=== What the task asks ===
Every line below is to be copied exactly, with the pictures left out.

=== Data section ===
□ □ □ □ □
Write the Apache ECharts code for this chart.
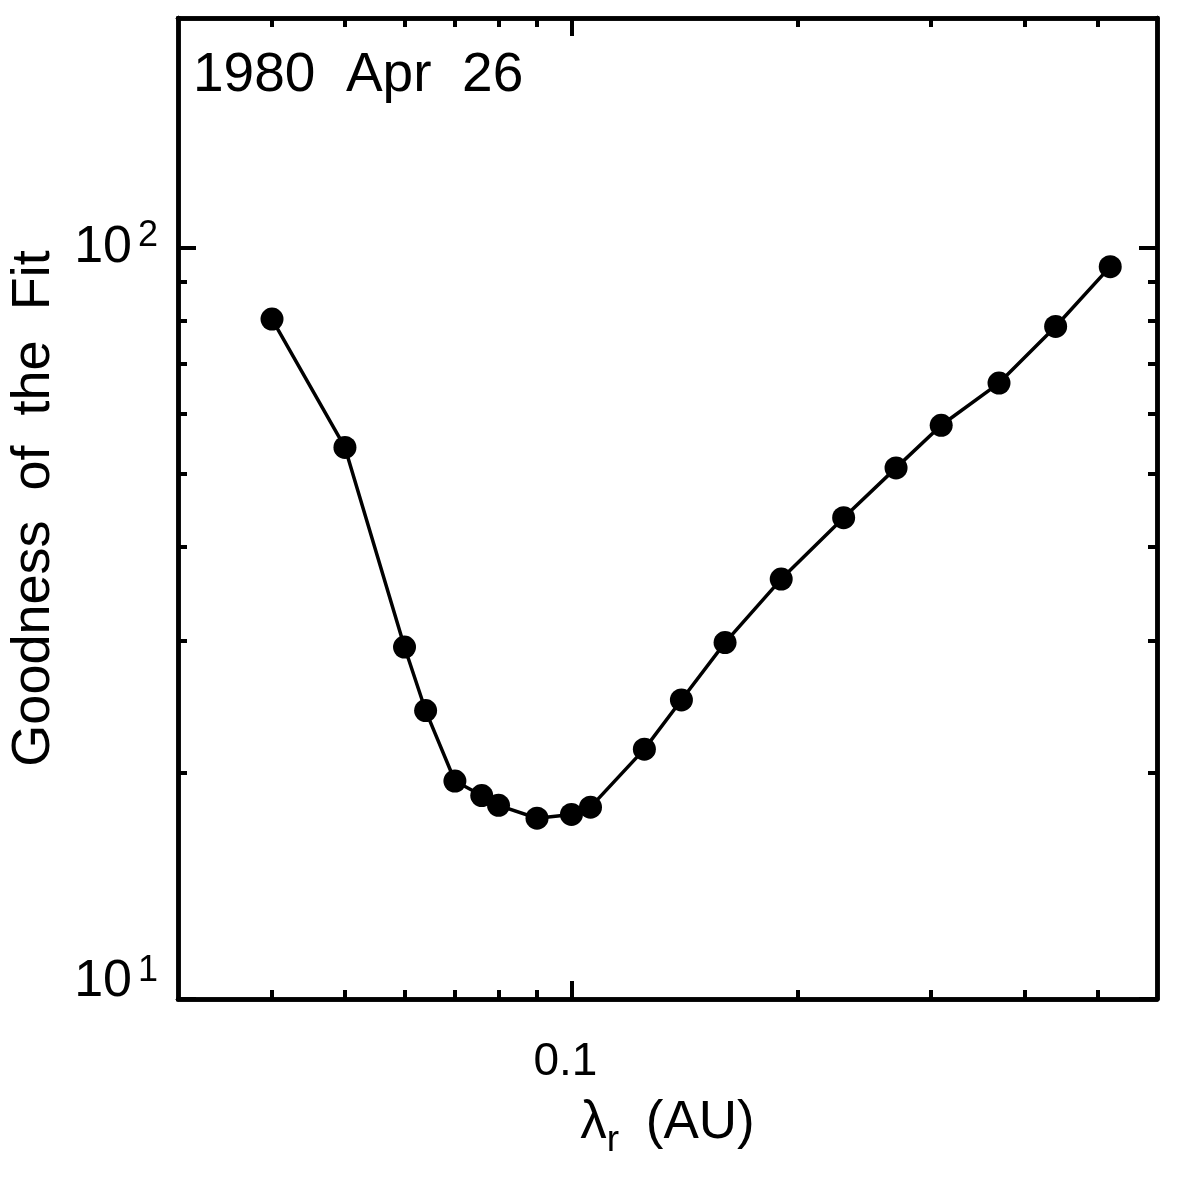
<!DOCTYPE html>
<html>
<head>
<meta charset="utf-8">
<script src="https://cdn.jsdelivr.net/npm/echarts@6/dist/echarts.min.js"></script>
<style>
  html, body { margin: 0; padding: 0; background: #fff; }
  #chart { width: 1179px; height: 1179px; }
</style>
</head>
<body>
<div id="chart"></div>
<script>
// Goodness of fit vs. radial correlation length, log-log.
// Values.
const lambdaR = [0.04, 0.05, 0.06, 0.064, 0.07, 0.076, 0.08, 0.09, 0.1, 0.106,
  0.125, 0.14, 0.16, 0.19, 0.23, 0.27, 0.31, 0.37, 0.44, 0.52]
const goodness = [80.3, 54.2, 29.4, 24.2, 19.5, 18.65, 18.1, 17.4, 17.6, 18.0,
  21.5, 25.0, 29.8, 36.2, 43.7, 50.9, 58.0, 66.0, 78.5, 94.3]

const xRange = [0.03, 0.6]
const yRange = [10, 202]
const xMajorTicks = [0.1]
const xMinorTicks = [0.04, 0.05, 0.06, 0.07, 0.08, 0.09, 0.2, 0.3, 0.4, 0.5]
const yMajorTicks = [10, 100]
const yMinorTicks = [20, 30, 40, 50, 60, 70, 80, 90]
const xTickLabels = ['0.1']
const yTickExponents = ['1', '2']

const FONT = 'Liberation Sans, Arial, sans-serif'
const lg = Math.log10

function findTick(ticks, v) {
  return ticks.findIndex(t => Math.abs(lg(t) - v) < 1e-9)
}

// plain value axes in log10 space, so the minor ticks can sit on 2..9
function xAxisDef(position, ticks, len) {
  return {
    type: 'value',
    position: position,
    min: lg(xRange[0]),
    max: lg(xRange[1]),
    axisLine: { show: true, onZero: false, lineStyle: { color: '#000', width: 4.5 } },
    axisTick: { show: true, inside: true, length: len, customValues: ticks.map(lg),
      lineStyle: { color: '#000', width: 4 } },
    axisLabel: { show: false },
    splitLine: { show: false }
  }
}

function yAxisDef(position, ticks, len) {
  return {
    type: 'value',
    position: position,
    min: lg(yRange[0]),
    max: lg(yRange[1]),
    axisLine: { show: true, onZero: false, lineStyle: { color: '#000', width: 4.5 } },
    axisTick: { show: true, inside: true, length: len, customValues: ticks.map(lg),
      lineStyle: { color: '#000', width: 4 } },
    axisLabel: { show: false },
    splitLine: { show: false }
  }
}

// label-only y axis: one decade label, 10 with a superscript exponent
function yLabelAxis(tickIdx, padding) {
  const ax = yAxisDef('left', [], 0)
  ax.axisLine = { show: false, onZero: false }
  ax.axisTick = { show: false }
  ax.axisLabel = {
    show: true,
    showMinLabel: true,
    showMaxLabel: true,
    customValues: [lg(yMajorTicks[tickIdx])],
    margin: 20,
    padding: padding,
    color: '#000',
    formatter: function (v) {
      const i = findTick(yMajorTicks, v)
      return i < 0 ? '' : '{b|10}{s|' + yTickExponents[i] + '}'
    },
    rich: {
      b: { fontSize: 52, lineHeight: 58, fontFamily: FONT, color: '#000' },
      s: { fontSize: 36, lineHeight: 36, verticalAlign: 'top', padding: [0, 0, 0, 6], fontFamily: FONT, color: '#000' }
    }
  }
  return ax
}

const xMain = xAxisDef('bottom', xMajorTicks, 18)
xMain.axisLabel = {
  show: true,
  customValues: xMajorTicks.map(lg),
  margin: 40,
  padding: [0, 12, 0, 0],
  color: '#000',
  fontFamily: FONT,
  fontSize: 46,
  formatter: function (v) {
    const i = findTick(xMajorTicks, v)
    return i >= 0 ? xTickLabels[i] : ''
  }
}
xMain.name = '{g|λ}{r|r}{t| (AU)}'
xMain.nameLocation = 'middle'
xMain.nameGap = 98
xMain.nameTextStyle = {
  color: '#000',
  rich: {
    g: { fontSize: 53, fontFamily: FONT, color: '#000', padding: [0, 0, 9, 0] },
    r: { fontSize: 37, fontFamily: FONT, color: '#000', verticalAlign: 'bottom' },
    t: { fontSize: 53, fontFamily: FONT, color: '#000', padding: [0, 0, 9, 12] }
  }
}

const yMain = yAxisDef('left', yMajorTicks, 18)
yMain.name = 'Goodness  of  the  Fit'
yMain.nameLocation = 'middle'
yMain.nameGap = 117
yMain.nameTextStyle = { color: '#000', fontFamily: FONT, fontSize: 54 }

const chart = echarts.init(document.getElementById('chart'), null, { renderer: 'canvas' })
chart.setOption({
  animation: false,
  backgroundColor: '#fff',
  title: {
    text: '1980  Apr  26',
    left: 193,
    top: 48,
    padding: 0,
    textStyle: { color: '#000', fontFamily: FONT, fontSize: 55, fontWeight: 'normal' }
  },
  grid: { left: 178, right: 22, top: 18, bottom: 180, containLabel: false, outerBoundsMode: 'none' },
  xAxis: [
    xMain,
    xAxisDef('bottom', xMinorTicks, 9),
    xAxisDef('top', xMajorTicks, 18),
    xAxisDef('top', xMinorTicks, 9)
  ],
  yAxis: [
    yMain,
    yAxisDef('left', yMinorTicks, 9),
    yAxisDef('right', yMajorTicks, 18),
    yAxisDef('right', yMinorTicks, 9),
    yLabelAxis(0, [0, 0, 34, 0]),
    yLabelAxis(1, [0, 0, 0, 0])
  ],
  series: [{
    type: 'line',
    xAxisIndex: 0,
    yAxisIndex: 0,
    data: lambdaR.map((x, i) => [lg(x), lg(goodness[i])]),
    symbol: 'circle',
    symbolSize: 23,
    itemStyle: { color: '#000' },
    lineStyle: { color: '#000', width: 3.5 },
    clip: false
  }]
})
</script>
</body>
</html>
□ □ □ □ □
=== Completed exercise ===
Write the Apache ECharts code for this chart.
<!DOCTYPE html>
<html>
<head>
<meta charset="utf-8">
<script src="https://cdn.jsdelivr.net/npm/echarts@6/dist/echarts.min.js"></script>
<style>
  html, body { margin: 0; padding: 0; background: #fff; }
  #chart { width: 1179px; height: 1179px; }
</style>
</head>
<body>
<div id="chart"></div>
<script>
// Goodness of fit vs. radial correlation length, log-log.
// Values.
const lambdaR = [0.04, 0.05, 0.06, 0.064, 0.07, 0.076, 0.08, 0.09, 0.1, 0.106,
  0.125, 0.14, 0.16, 0.19, 0.23, 0.27, 0.31, 0.37, 0.44, 0.52]
const goodness = [80.3, 54.2, 29.4, 24.2, 19.5, 18.65, 18.1, 17.4, 17.6, 18.0,
  21.5, 25.0, 29.8, 36.2, 43.7, 50.9, 58.0, 66.0, 78.5, 94.3]

const xRange = [0.03, 0.6]
const yRange = [10, 202]
const xMajorTicks = [0.1]
const xMinorTicks = [0.04, 0.05, 0.06, 0.07, 0.08, 0.09, 0.2, 0.3, 0.4, 0.5]
const yMajorTicks = [10, 100]
const yMinorTicks = [20, 30, 40, 50, 60, 70, 80, 90]
const xTickLabels = ['0.1']
const yTickExponents = ['1', '2']

const FONT = 'Liberation Sans, Arial, sans-serif'
const lg = Math.log10

function findTick(ticks, v) {
  return ticks.findIndex(t => Math.abs(lg(t) - v) < 1e-9)
}

// plain value axes in log10 space, so the minor ticks can sit on 2..9
function xAxisDef(position, ticks, len) {
  return {
    type: 'value',
    position: position,
    min: lg(xRange[0]),
    max: lg(xRange[1]),
    axisLine: { show: true, onZero: false, lineStyle: { color: '#000', width: 4.5 } },
    axisTick: { show: true, inside: true, length: len, customValues: ticks.map(lg),
      lineStyle: { color: '#000', width: 4 } },
    axisLabel: { show: false },
    splitLine: { show: false }
  }
}

function yAxisDef(position, ticks, len) {
  return {
    type: 'value',
    position: position,
    min: lg(yRange[0]),
    max: lg(yRange[1]),
    axisLine: { show: true, onZero: false, lineStyle: { color: '#000', width: 4.5 } },
    axisTick: { show: true, inside: true, length: len, customValues: ticks.map(lg),
      lineStyle: { color: '#000', width: 4 } },
    axisLabel: { show: false },
    splitLine: { show: false }
  }
}

// label-only y axis: one decade label, 10 with a superscript exponent
function yLabelAxis(tickIdx, padding) {
  const ax = yAxisDef('left', [], 0)
  ax.axisLine = { show: false, onZero: false }
  ax.axisTick = { show: false }
  ax.axisLabel = {
    show: true,
    showMinLabel: true,
    showMaxLabel: true,
    customValues: [lg(yMajorTicks[tickIdx])],
    margin: 20,
    padding: padding,
    color: '#000',
    formatter: function (v) {
      const i = findTick(yMajorTicks, v)
      return i < 0 ? '' : '{b|10}{s|' + yTickExponents[i] + '}'
    },
    rich: {
      b: { fontSize: 52, lineHeight: 58, fontFamily: FONT, color: '#000' },
      s: { fontSize: 36, lineHeight: 36, verticalAlign: 'top', padding: [0, 0, 0, 6], fontFamily: FONT, color: '#000' }
    }
  }
  return ax
}

const xMain = xAxisDef('bottom', xMajorTicks, 18)
xMain.axisLabel = {
  show: true,
  customValues: xMajorTicks.map(lg),
  margin: 40,
  padding: [0, 12, 0, 0],
  color: '#000',
  fontFamily: FONT,
  fontSize: 46,
  formatter: function (v) {
    const i = findTick(xMajorTicks, v)
    return i >= 0 ? xTickLabels[i] : ''
  }
}
xMain.name = '{g|λ}{r|r}{t| (AU)}'
xMain.nameLocation = 'middle'
xMain.nameGap = 98
xMain.nameTextStyle = {
  color: '#000',
  rich: {
    g: { fontSize: 53, fontFamily: FONT, color: '#000', padding: [0, 0, 9, 0] },
    r: { fontSize: 37, fontFamily: FONT, color: '#000', verticalAlign: 'bottom' },
    t: { fontSize: 53, fontFamily: FONT, color: '#000', padding: [0, 0, 9, 12] }
  }
}

const yMain = yAxisDef('left', yMajorTicks, 18)
yMain.name = 'Goodness  of  the  Fit'
yMain.nameLocation = 'middle'
yMain.nameGap = 117
yMain.nameTextStyle = { color: '#000', fontFamily: FONT, fontSize: 54 }

const chart = echarts.init(document.getElementById('chart'), null, { renderer: 'canvas' })
chart.setOption({
  animation: false,
  backgroundColor: '#fff',
  title: {
    text: '1980  Apr  26',
    left: 193,
    top: 48,
    padding: 0,
    textStyle: { color: '#000', fontFamily: FONT, fontSize: 55, fontWeight: 'normal' }
  },
  grid: { left: 178, right: 22, top: 18, bottom: 180, containLabel: false, outerBoundsMode: 'none' },
  xAxis: [
    xMain,
    xAxisDef('bottom', xMinorTicks, 9),
    xAxisDef('top', xMajorTicks, 18),
    xAxisDef('top', xMinorTicks, 9)
  ],
  yAxis: [
    yMain,
    yAxisDef('left', yMinorTicks, 9),
    yAxisDef('right', yMajorTicks, 18),
    yAxisDef('right', yMinorTicks, 9),
    yLabelAxis(0, [0, 0, 34, 0]),
    yLabelAxis(1, [0, 0, 0, 0])
  ],
  series: [{
    type: 'line',
    xAxisIndex: 0,
    yAxisIndex: 0,
    data: lambdaR.map((x, i) => [lg(x), lg(goodness[i])]),
    symbol: 'circle',
    symbolSize: 23,
    itemStyle: { color: '#000' },
    lineStyle: { color: '#000', width: 3.5 },
    clip: false
  }]
})
</script>
</body>
</html>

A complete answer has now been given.